▸ **Work to be completed**
Copy everything in the listing below word for word, apart from any images.

▸ **Dataset section**

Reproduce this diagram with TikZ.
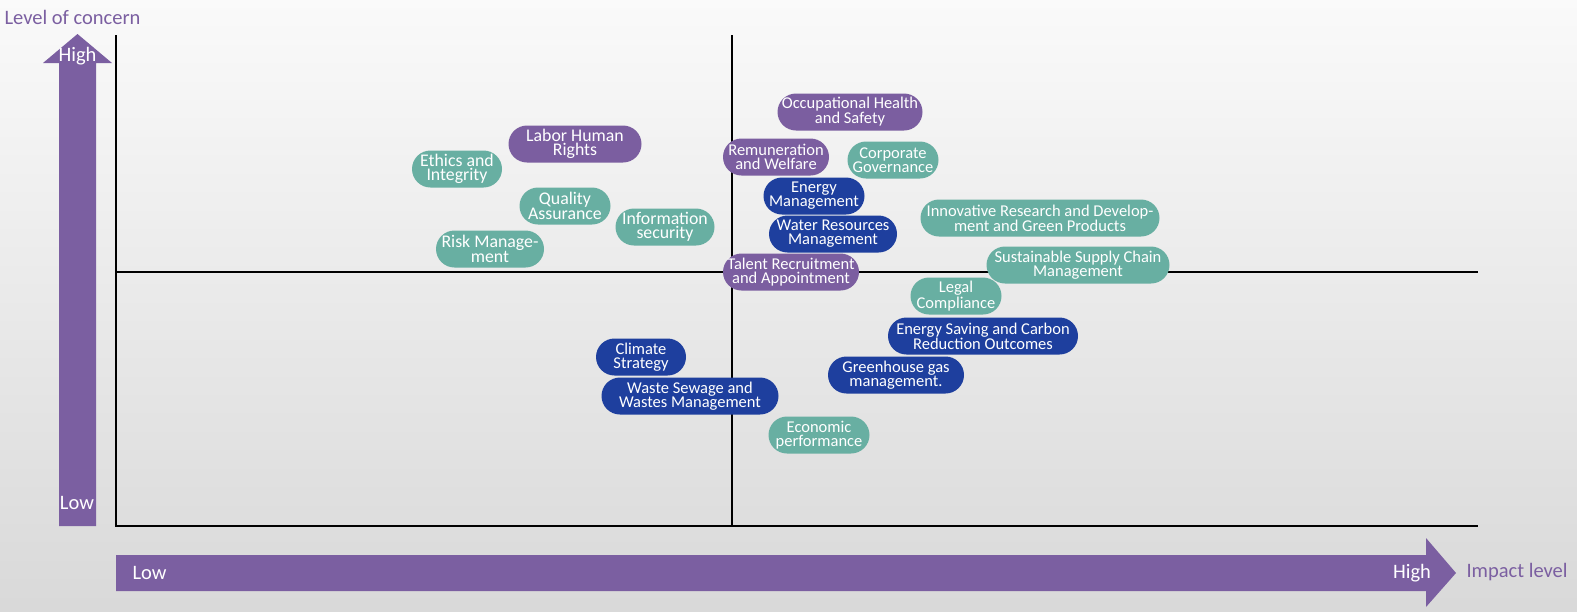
\documentclass[tikz,border=0pt]{standalone}
\usepackage{fontspec}
\setmainfont{Carlito}
\usetikzlibrary{positioning}
\definecolor{axispurple}{HTML}{7B5FA1}
\definecolor{pillpurple}{HTML}{7B5EA0}
\definecolor{pillteal}{HTML}{68AFA2}
\definecolor{pillnavy}{HTML}{1E3F9E}

\begin{document}
\begin{tikzpicture}[x=1pt, y=-1pt,
    pill/.style={rectangle, rounded corners=18.5pt, inner sep=0pt, minimum height=37pt,
        text=white, align=center, font=\fontsize{16.5}{14}\selectfont},
    largetext/.style={font=\fontsize{17.8}{14.5}\selectfont},
    social/.style={pill, fill=pillpurple},
    governance/.style={pill, fill=pillteal},
    environment/.style={pill, fill=pillnavy},
    axislabel/.style={font=\fontsize{20.5}{20}\selectfont},
    axisline/.style={line width=2pt, black}]
        % background
        \useasboundingbox (0,0) rectangle (1577,611);
        \shade[top color=white!98!black, bottom color=white!85!black] (0,0) rectangle (1577,611);

        % big arrows
        \fill[axispurple] (59,526) -- (59,63) -- (43,63) -- (77.5,34) -- (112,63) -- (96,63) -- (96,526) -- cycle;
        \fill[axispurple] (116,555) -- (1426,555) -- (1426,538) -- (1456,573) -- (1426,607) -- (1426,591) -- (116,591) -- cycle;
        \node[axislabel, text=axispurple, anchor=west] (concern) at (1,17) {Level of concern};
        \node[axislabel, text=white] (vhigh) at (77.5,56) {High};
        \node[axislabel, text=white] (vlow) at (77,503) {Low};
        \node[axislabel, text=white, anchor=west] (hlow) at (129,573) {Low};
        \node[axislabel, text=white] (hhigh) at (1412,573) {High};
        \node[axislabel, text=axispurple, anchor=west] (impact) at (1463,572) {Impact level};

        % quadrant lines
        \coordinate (topleft) at (116,35);
        \coordinate (origin) at (116,526);
        \coordinate (botright) at (1478,526);
        \coordinate (midleft) at (116,272);
        \coordinate (midright) at (1478,272);
        \coordinate (midtop) at (732,35);
        \coordinate (midbot) at (732,526);
        \draw[axisline] (topleft) -- (origin) -- (botright);
        \draw[axisline, line width=2.5pt] (midleft) -- (midright);
        \draw[axisline] (midtop) -- (midbot);

        % topics
        \node[social, minimum width=145pt] (occhealth) at (850,112) {Occupational Health\\and Safety};
        \node[social, minimum width=106pt] (remuneration) at (776,157) {Remuneration\\and Welfare};
        \node[governance, minimum width=91pt] (corpgov) at (893,160) {Corporate\\Governance};
        \node[environment, minimum width=101pt] (energy) at (814,196) {Energy\\Management};
        \node[environment, minimum width=128pt] (water) at (833,234) {Water Resources\\Management};
        \node[social, minimum width=136pt] (talent) at (791,272) {Talent Recruitment\\and Appointment};
        \node[governance, minimum width=239pt] (innovation) at (1040,218) {Innovative Research and Develop-\\ment and Green Products};
        \node[governance, minimum width=183pt] (supply) at (1078,265) {Sustainable Supply Chain\\Management};
        \node[governance, minimum width=91pt] (legal) at (956,296) {Legal\\Compliance};
        \node[environment, minimum width=190pt] (carbon) at (983,336) {Energy Saving and Carbon\\Reduction Outcomes};
        \node[environment, minimum width=136pt] (ghg) at (896,375) {Greenhouse gas\\management.};
        \node[environment, minimum width=90pt] (climate) at (641,357) {Climate\\Strategy};
        \node[environment, minimum width=177pt] (waste) at (690,396) {Waste Sewage and\\Wastes Management};
        \node[governance, minimum width=101pt] (economic) at (819,435) {Economic\\performance};
        \node[social, largetext, minimum width=133pt] (labor) at (575,144) {Labor Human\\Rights};
        \node[governance, largetext, minimum width=90pt] (ethics) at (457,169) {Ethics and\\Integrity};
        \node[governance, largetext, minimum width=91pt] (quality) at (565,206) {Quality\\Assurance};
        \node[governance, largetext, minimum width=99pt] (infosec) at (665,227) {Information\\security};
        \node[governance, largetext, minimum width=108pt] (risk) at (490,249) {Risk Manage-\\ment};
\end{tikzpicture}
\end{document}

▸ **Task output**
Reproduce this diagram with TikZ.
\documentclass[tikz,border=0pt]{standalone}
\usepackage{fontspec}
\setmainfont{Carlito}
\usetikzlibrary{positioning}
\definecolor{axispurple}{HTML}{7B5FA1}
\definecolor{pillpurple}{HTML}{7B5EA0}
\definecolor{pillteal}{HTML}{68AFA2}
\definecolor{pillnavy}{HTML}{1E3F9E}

\begin{document}
\begin{tikzpicture}[x=1pt, y=-1pt,
    pill/.style={rectangle, rounded corners=18.5pt, inner sep=0pt, minimum height=37pt,
        text=white, align=center, font=\fontsize{16.5}{14}\selectfont},
    largetext/.style={font=\fontsize{17.8}{14.5}\selectfont},
    social/.style={pill, fill=pillpurple},
    governance/.style={pill, fill=pillteal},
    environment/.style={pill, fill=pillnavy},
    axislabel/.style={font=\fontsize{20.5}{20}\selectfont},
    axisline/.style={line width=2pt, black}]
        % background
        \useasboundingbox (0,0) rectangle (1577,611);
        \shade[top color=white!98!black, bottom color=white!85!black] (0,0) rectangle (1577,611);

        % big arrows
        \fill[axispurple] (59,526) -- (59,63) -- (43,63) -- (77.5,34) -- (112,63) -- (96,63) -- (96,526) -- cycle;
        \fill[axispurple] (116,555) -- (1426,555) -- (1426,538) -- (1456,573) -- (1426,607) -- (1426,591) -- (116,591) -- cycle;
        \node[axislabel, text=axispurple, anchor=west] (concern) at (1,17) {Level of concern};
        \node[axislabel, text=white] (vhigh) at (77.5,56) {High};
        \node[axislabel, text=white] (vlow) at (77,503) {Low};
        \node[axislabel, text=white, anchor=west] (hlow) at (129,573) {Low};
        \node[axislabel, text=white] (hhigh) at (1412,573) {High};
        \node[axislabel, text=axispurple, anchor=west] (impact) at (1463,572) {Impact level};

        % quadrant lines
        \coordinate (topleft) at (116,35);
        \coordinate (origin) at (116,526);
        \coordinate (botright) at (1478,526);
        \coordinate (midleft) at (116,272);
        \coordinate (midright) at (1478,272);
        \coordinate (midtop) at (732,35);
        \coordinate (midbot) at (732,526);
        \draw[axisline] (topleft) -- (origin) -- (botright);
        \draw[axisline, line width=2.5pt] (midleft) -- (midright);
        \draw[axisline] (midtop) -- (midbot);

        % topics
        \node[social, minimum width=145pt] (occhealth) at (850,112) {Occupational Health\\and Safety};
        \node[social, minimum width=106pt] (remuneration) at (776,157) {Remuneration\\and Welfare};
        \node[governance, minimum width=91pt] (corpgov) at (893,160) {Corporate\\Governance};
        \node[environment, minimum width=101pt] (energy) at (814,196) {Energy\\Management};
        \node[environment, minimum width=128pt] (water) at (833,234) {Water Resources\\Management};
        \node[social, minimum width=136pt] (talent) at (791,272) {Talent Recruitment\\and Appointment};
        \node[governance, minimum width=239pt] (innovation) at (1040,218) {Innovative Research and Develop-\\ment and Green Products};
        \node[governance, minimum width=183pt] (supply) at (1078,265) {Sustainable Supply Chain\\Management};
        \node[governance, minimum width=91pt] (legal) at (956,296) {Legal\\Compliance};
        \node[environment, minimum width=190pt] (carbon) at (983,336) {Energy Saving and Carbon\\Reduction Outcomes};
        \node[environment, minimum width=136pt] (ghg) at (896,375) {Greenhouse gas\\management.};
        \node[environment, minimum width=90pt] (climate) at (641,357) {Climate\\Strategy};
        \node[environment, minimum width=177pt] (waste) at (690,396) {Waste Sewage and\\Wastes Management};
        \node[governance, minimum width=101pt] (economic) at (819,435) {Economic\\performance};
        \node[social, largetext, minimum width=133pt] (labor) at (575,144) {Labor Human\\Rights};
        \node[governance, largetext, minimum width=90pt] (ethics) at (457,169) {Ethics and\\Integrity};
        \node[governance, largetext, minimum width=91pt] (quality) at (565,206) {Quality\\Assurance};
        \node[governance, largetext, minimum width=99pt] (infosec) at (665,227) {Information\\security};
        \node[governance, largetext, minimum width=108pt] (risk) at (490,249) {Risk Manage-\\ment};
\end{tikzpicture}
\end{document}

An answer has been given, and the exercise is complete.